De plus, les diverses nations ayant donné divers noms aux choses, et même aux plus claires et aux plus simples, comme à celles qui sont les objets de la géométrie, ils n’auraient pas les mêmes raisonnements touchant les mêmes vérités, si le raisonnement n’était qu’un assemblage de noms par le mot est.

Et comme il paraît, par ces divers mots, que les Arabes, par exemple, ne sont pas convenus avec les Français pour donner les mêmes significations aux sons, ils ne pourraient aussi convenir dans leurs jugements et leurs raisonnements, si leurs raisonnements dépendaient de cette convention.

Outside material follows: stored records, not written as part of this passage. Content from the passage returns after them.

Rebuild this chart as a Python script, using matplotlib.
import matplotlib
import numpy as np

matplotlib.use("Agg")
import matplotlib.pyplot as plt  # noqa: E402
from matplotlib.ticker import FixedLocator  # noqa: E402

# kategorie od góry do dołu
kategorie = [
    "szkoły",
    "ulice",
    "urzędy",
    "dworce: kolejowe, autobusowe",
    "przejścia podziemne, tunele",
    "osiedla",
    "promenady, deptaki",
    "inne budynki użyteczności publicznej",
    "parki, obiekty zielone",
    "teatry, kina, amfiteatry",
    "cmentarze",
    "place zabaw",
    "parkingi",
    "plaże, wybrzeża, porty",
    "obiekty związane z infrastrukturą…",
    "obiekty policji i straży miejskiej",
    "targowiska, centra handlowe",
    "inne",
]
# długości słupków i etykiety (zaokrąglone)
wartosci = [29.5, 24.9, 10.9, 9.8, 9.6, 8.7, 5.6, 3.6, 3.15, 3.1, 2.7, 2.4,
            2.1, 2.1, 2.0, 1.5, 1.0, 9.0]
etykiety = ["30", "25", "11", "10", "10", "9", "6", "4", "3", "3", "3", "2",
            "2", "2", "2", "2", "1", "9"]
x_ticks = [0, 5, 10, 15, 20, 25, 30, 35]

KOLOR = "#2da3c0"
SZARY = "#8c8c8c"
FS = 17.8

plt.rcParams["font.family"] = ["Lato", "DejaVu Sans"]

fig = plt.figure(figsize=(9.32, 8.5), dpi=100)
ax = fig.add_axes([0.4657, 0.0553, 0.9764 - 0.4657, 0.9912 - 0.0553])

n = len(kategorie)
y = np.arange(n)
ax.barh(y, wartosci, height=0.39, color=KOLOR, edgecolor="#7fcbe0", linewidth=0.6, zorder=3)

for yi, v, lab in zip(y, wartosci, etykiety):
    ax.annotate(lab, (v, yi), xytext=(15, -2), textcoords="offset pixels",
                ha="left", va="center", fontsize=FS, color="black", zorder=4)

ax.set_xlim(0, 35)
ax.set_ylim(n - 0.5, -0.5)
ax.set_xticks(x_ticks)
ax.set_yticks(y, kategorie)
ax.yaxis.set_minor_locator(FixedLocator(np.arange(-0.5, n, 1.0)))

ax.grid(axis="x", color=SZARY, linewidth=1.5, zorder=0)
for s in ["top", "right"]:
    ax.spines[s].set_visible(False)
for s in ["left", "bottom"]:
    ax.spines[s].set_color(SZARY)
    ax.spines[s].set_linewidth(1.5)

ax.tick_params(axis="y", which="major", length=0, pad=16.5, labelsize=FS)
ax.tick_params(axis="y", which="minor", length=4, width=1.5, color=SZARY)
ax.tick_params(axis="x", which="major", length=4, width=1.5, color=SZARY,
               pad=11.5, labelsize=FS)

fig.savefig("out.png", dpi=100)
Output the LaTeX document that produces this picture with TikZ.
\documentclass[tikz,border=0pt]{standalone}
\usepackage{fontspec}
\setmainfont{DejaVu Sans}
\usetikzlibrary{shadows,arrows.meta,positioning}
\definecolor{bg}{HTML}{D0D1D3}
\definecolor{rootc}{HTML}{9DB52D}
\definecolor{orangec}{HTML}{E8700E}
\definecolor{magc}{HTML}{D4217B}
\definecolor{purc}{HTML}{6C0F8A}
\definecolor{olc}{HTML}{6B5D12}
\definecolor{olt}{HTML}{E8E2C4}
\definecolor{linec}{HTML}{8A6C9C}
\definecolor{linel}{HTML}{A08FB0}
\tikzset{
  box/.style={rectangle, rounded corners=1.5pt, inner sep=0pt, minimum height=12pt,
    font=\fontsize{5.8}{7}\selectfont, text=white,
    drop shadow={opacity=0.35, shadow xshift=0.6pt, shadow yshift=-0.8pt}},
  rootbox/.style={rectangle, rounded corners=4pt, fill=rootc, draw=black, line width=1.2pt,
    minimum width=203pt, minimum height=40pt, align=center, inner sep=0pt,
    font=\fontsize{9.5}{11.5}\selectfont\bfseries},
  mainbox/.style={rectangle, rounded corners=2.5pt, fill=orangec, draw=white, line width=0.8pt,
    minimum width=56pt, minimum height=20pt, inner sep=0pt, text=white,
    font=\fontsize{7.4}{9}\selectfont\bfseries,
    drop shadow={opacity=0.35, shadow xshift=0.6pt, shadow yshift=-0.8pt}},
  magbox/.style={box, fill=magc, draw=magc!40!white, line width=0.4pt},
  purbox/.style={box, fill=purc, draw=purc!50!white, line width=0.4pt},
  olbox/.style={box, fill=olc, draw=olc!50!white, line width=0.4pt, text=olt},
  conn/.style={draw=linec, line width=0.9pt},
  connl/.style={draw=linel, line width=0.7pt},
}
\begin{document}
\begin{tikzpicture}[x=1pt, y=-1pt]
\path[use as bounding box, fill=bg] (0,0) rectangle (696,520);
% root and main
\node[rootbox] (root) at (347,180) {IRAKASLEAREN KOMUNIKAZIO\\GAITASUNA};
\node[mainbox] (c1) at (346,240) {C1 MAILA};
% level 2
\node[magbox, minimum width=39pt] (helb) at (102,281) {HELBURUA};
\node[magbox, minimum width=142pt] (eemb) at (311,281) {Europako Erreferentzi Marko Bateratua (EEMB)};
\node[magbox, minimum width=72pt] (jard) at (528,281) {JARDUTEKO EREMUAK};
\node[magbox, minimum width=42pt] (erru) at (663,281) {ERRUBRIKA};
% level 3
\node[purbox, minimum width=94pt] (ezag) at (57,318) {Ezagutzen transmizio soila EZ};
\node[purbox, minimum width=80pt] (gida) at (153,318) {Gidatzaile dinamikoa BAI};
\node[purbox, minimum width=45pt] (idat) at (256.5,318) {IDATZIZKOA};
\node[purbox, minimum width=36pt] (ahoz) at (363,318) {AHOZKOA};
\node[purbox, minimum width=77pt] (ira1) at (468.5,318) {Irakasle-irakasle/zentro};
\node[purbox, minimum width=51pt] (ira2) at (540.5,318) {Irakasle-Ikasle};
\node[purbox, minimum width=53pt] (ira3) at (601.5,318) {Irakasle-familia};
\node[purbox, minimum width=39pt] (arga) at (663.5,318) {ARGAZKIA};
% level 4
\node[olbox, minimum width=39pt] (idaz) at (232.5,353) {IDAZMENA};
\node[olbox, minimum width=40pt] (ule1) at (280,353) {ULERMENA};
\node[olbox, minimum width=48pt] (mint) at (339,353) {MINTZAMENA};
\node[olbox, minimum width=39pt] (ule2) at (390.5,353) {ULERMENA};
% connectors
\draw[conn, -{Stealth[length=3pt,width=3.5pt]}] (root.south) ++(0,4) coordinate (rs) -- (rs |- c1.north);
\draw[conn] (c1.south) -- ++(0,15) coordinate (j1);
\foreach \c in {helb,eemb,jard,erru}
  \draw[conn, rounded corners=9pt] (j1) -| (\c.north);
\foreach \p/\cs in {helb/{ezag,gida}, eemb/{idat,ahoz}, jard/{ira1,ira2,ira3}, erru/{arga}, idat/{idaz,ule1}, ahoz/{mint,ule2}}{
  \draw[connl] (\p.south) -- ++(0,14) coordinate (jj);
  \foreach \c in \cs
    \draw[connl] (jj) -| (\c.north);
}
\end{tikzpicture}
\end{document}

Enfin, il y a une grande équivoque dans ce mort d’arbitraire, quand on dit que la signification des mots est arbitraire, car il est vrai que c’est une chose purement arbitraire que de joindre une telle idée à un tel son plutôt qu’à un autre ; mais les idées ne sont point des choses arbitraires et qui dépendent de notre fantaisie, au moins celles qui sont claires et distinctes, et, pour le montrer évidemment, c’est qu’il serait ridicule de s’imaginer que des effets très-réels pussent dépendre de choses purement arbitraires. Or, quand un homme a conclu par son

  1. Assertivement, c’est-à-dire affirmativement et au pied de la lettre.